**YOUR TASK:** Copy out each line that includes the word "this".

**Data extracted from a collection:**
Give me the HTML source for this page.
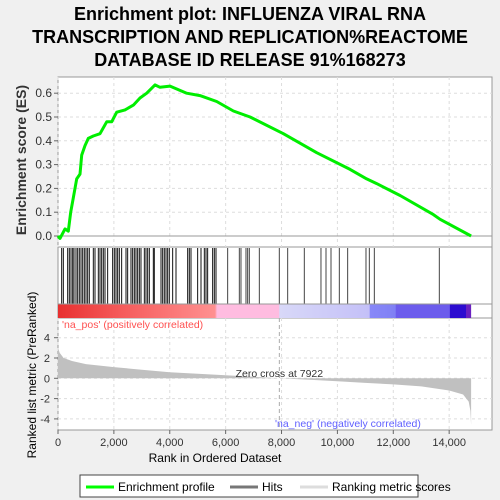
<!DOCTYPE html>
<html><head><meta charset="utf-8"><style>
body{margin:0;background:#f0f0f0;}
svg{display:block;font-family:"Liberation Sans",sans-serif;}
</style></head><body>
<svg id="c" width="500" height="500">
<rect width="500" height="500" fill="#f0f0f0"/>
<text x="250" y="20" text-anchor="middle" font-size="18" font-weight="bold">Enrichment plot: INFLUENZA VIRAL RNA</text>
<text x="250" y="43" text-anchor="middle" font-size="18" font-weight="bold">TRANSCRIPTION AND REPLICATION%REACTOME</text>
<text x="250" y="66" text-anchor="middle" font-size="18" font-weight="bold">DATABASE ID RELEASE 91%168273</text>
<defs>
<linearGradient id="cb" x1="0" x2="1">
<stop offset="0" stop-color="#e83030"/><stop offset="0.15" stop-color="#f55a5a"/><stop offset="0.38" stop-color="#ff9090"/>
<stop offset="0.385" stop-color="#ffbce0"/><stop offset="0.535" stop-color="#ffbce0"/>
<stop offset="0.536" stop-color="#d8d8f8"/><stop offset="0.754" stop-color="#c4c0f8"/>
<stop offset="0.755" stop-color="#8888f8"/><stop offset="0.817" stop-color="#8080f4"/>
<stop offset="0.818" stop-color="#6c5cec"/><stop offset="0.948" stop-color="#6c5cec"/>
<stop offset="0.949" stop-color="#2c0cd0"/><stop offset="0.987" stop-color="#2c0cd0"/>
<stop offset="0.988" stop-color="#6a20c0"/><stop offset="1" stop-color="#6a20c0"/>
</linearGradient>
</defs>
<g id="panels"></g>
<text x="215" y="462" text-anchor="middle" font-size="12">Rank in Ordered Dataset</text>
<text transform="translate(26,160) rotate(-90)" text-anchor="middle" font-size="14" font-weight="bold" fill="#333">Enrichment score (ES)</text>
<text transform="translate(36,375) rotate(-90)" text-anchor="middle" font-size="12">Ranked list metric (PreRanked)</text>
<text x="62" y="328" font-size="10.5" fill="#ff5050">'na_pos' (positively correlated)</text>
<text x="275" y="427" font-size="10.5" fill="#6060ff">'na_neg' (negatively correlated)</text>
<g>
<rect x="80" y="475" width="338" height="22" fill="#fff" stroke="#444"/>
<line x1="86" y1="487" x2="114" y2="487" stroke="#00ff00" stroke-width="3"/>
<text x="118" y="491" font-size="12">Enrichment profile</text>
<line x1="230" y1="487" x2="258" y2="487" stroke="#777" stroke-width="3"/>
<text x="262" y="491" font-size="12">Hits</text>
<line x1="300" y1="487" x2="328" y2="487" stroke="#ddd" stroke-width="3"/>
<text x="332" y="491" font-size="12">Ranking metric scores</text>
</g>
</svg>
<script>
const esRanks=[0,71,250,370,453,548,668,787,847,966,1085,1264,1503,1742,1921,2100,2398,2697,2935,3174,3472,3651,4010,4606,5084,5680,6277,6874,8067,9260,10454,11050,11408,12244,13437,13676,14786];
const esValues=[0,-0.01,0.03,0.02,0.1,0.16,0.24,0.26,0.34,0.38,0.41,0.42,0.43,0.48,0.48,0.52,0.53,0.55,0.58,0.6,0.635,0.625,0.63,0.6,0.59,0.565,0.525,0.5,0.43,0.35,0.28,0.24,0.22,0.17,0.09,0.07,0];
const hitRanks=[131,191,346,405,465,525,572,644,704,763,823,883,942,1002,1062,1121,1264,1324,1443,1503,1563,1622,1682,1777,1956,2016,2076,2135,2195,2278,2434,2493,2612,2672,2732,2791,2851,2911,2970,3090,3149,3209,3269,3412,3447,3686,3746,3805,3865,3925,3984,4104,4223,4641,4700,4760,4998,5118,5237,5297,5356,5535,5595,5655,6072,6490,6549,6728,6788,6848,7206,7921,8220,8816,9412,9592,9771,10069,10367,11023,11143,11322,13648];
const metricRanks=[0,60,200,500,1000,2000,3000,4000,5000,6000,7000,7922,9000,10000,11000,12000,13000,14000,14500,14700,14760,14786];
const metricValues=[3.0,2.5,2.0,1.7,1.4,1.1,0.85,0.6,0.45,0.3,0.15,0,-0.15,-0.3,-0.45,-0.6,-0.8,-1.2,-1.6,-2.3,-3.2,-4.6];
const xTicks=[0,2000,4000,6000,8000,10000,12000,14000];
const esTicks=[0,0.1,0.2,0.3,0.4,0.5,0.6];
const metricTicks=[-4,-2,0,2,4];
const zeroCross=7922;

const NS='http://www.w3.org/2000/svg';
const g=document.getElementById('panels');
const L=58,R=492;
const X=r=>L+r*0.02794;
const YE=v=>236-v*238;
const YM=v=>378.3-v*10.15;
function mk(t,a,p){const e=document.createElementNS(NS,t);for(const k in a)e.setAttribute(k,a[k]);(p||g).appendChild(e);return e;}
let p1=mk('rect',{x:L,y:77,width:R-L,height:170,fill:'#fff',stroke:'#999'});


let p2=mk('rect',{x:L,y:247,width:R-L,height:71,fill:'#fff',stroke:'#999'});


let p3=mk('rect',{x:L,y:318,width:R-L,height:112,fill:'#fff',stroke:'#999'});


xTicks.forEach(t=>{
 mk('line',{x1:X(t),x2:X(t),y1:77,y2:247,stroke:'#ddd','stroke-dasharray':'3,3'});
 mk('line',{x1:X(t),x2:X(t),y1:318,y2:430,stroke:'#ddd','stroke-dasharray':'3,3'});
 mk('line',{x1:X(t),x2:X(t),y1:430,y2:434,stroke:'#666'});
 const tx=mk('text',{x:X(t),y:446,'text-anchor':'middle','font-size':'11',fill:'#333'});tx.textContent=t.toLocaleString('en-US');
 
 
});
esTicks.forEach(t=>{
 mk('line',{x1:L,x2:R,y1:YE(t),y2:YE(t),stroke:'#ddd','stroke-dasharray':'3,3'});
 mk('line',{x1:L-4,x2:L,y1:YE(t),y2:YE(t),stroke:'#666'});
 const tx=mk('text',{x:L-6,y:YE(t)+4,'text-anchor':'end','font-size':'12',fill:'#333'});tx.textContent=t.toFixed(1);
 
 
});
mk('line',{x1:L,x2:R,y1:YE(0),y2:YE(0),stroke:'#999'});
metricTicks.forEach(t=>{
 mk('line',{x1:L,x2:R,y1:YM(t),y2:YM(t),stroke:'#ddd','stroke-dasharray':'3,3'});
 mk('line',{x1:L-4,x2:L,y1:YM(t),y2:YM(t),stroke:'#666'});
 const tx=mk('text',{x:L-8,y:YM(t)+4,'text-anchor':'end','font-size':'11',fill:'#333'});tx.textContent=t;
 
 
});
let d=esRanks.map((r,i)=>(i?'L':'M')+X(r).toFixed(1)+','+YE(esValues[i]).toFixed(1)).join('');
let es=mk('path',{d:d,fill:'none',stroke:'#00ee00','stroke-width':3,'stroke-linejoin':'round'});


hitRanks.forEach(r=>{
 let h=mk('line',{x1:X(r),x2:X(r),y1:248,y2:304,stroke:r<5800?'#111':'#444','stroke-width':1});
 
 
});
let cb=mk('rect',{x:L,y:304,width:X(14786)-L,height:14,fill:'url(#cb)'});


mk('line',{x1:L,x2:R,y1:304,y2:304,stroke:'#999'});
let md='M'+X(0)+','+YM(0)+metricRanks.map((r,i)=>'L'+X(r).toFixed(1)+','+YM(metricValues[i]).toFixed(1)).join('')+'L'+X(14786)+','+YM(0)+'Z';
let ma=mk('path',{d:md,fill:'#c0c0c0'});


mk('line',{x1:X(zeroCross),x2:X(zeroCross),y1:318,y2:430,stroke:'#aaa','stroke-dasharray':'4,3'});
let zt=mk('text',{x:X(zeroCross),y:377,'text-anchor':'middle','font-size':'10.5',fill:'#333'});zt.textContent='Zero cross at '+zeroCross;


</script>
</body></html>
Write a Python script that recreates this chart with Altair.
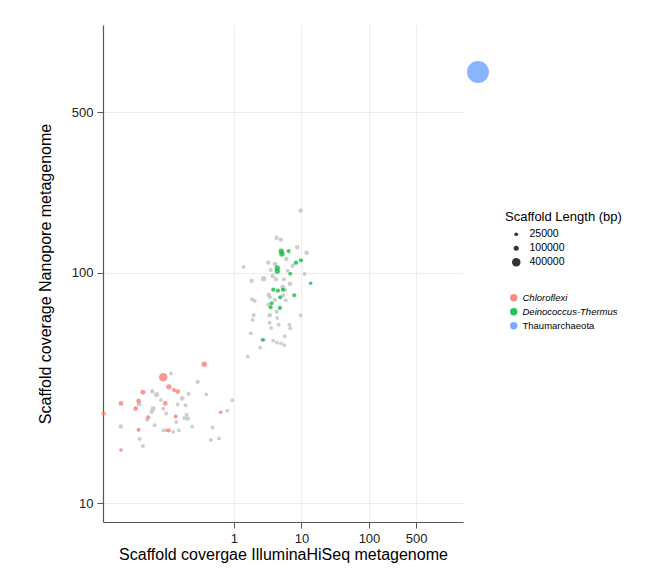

**TASK ANSWER:**
Give me the HTML source for this page.
Write a Python script that recreates this chart with Altair.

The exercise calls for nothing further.